I recommend looking into character-based tokenization, maybe using ansi or other basic charset and adding more characters if required. You can then use character position to train model.
Cost function:
Depending on task at hand you can decide what cost function to use.
Text feature position extraction (bidirectional LSTM model , position based 0/1):
nn.BCELoss()
Text classification (transformer model):
nn.CrossEntropyLoss()
You might have to do more than one model to achieve desired result but it can be done. For example if you train LSTM to look for single class of data it will work great otherwise not so much.
As InXis says, it’s extremely difficult to ensure accuracy. On the other hand, if you just want to summarize the gist of the text, you can get away with just using a good VLM (give it a command like “summarize the text in the image”).
If the content is important, it’s difficult to do with the size of SmolVLM, so why not try the latest Qwen 2.5VL, which was released just the other day? There are several size variations.
It was quite powerful at version 2, so it might just work.
Thanks for the detailed explanation! I really appreciate the breakdown.
From what I understand:
For classification, a transformer model (like BERT) with standard tokenization should work well.
For text extraction, I should consider using character-based tokenization to handle names, dates, and numbers more reliably.
Depending on the task, I might need different models (e.g., a bidirectional LSTM with BCELoss for position extraction and a transformer with CrossEntropyLoss for classification).
A few clarifications about my dataset:
Three out of five document types follow the same format, while two types have different layouts each, so handling structural differences is a consideration. And also, these documents will be scanned
Only one document type includes both printed and handwritten text, where a person would manually fill in fields like their name.
Would you recommend using an OCR-specific model like TrOCR, or should I just apply a generic OCR system (e.g., Tesseract or Google Document AI) and process the extracted text separately?
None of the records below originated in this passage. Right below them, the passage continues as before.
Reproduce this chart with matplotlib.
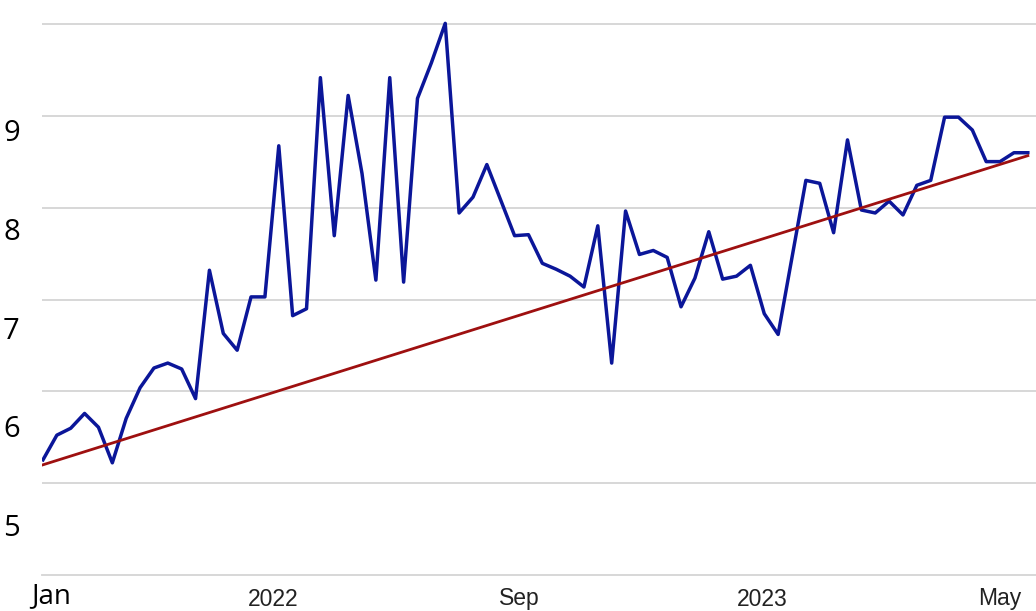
import matplotlib
matplotlib.use("Agg")
import matplotlib.pyplot as plt
import matplotlib.transforms as mtransforms

# weekly values, one per step along the x axis
values = [
    5.66, 5.91, 5.98, 6.13, 5.99, 5.63, 6.08, 6.39, 6.59, 6.64,
    6.58, 6.28, 7.58, 6.94, 6.77, 7.31, 7.31, 8.84, 7.12, 7.19,
    9.53, 7.93, 9.35, 8.56, 7.48, 9.53, 7.46, 9.32, 9.68, 10.08,
    8.16, 8.32, 8.65, 8.29, 7.93, 7.94, 7.65, 7.59, 7.52, 7.41,
    8.03, 6.64, 8.18, 7.74, 7.78, 7.71, 7.21, 7.50, 7.97, 7.49,
    7.52, 7.63, 7.14, 6.93, 7.71, 8.49, 8.46, 7.96, 8.90, 8.19,
    8.16, 8.28, 8.14, 8.44, 8.49, 9.13, 9.13, 9.00, 8.68, 8.68,
    8.77, 8.77,
]
steps = list(range(len(values)))

# straight trend line, end points
trend_x = [0, 71]
trend_y = [5.61, 8.74]

y_ticks = [5, 6, 7, 8, 9]
x_tick_pos = [0.58, 16.58, 34.32, 51.84, 69.0]
x_tick_labels = ["Jan", "2022", "Sep", "2023", "May"]

fig = plt.figure(figsize=(10.36, 6.11), dpi=100)
ax = fig.add_axes([42 / 1036, 36 / 611, 994 / 1036, 575 / 611])

ax.plot(steps, values, color="#0b1699", linewidth=2.5, zorder=3)
ax.plot(trend_x, trend_y, color="#9e1010", linewidth=2.0, zorder=4)

ax.set_xlim(-0.07, 71.59)
ax.set_ylim(4.494, 10.3165)

# gridlines in the reference do not line up with the value labels
ax.set_yticks(y_ticks)
ax.set_yticks([5.425, 6.357, 7.278, 8.210, 9.142, 10.073], minor=True)
ax.set_xticks(x_tick_pos[1:])
ax.set_xticklabels(x_tick_labels[1:])
ax.set_xticks([16.58, 34.32, 51.84, 69.0], minor=True)

ax.grid(False)
ax.grid(True, which="minor", axis="y", color="#d4d4d4", linewidth=1.3)
ax.grid(True, which="minor", axis="x", color="#dce9f4", linewidth=1.0)
ax.tick_params(which="both", length=0)
ax.tick_params(axis="y", pad=16, labelsize=21)
ax.tick_params(axis="x", pad=9)

for lab in ax.get_yticklabels():
    lab.set_fontfamily("Open Sans")
for lab in ax.get_xticklabels():
    lab.set_fontfamily("Liberation Sans")
    lab.set_fontsize(16.5)
    lab.set_color("#222222")

# first label is set in a bigger, different face in the reference
jan_trans = mtransforms.blended_transform_factory(ax.transData, ax.transAxes)
ax.text(x_tick_pos[0], -0.013, x_tick_labels[0], transform=jan_trans,
        ha="center", va="top", fontsize=20, family="Open Sans", color="black")

for side in ["top", "right", "left"]:
    ax.spines[side].set_visible(False)
ax.spines["bottom"].set_color("#d4d4d4")
ax.spines["bottom"].set_linewidth(1.3)

fig.savefig("out.png", dpi=100)
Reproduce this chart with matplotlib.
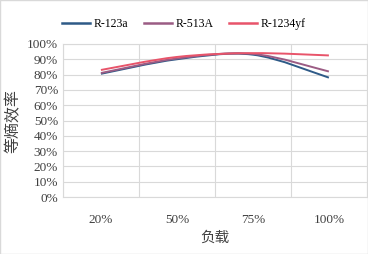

If I were to train a bidirectional LSTM for position extraction, how much labeled data would typically be needed to get reliable performance, especially considering the mix of structured and semi-structured documents?
Thanks for the suggestion! Qwen 2.5-VL does seem like a strong option, especially with its improved text recognition, structured output capabilities, and document parsing using QwenVL HTML.
Would you recommend using an OCR-specific model like TrOCR,
Although it’s a little different from OCR, there may be a way to have scanned PDFs read by a model like this. Structured document analysis is a field with a lot of demand, so even just searching this forum for PDFs will show you quite a few attempts. And there’s still no definitive answer…
If I were to train a bidirectional LSTM for position extraction, how much labeled data would typically be needed to get reliable performance, especially considering the mix of structured and semi-structured documents?
This is not limited to this case, but I strongly recommend asking questions about model training on HF Discord. Although it’s not always the same people (because it’s a Discord for mutual support between users, including HF staff, not for user support), there are usually people training LLM and VLM on a daily basis, so you can get practical and useful information.
I recommend asking questions during the day in US time.
Wanted to mention, if your documents contain forms and/or tables, it might be helpful to first do table recognition and then structure recognition to pull apart and manage individual cells instead of the whole document at once. That way if you use OCR to see “FIRST NAME” in a table_cell you know the rest of the text will be the first name portion.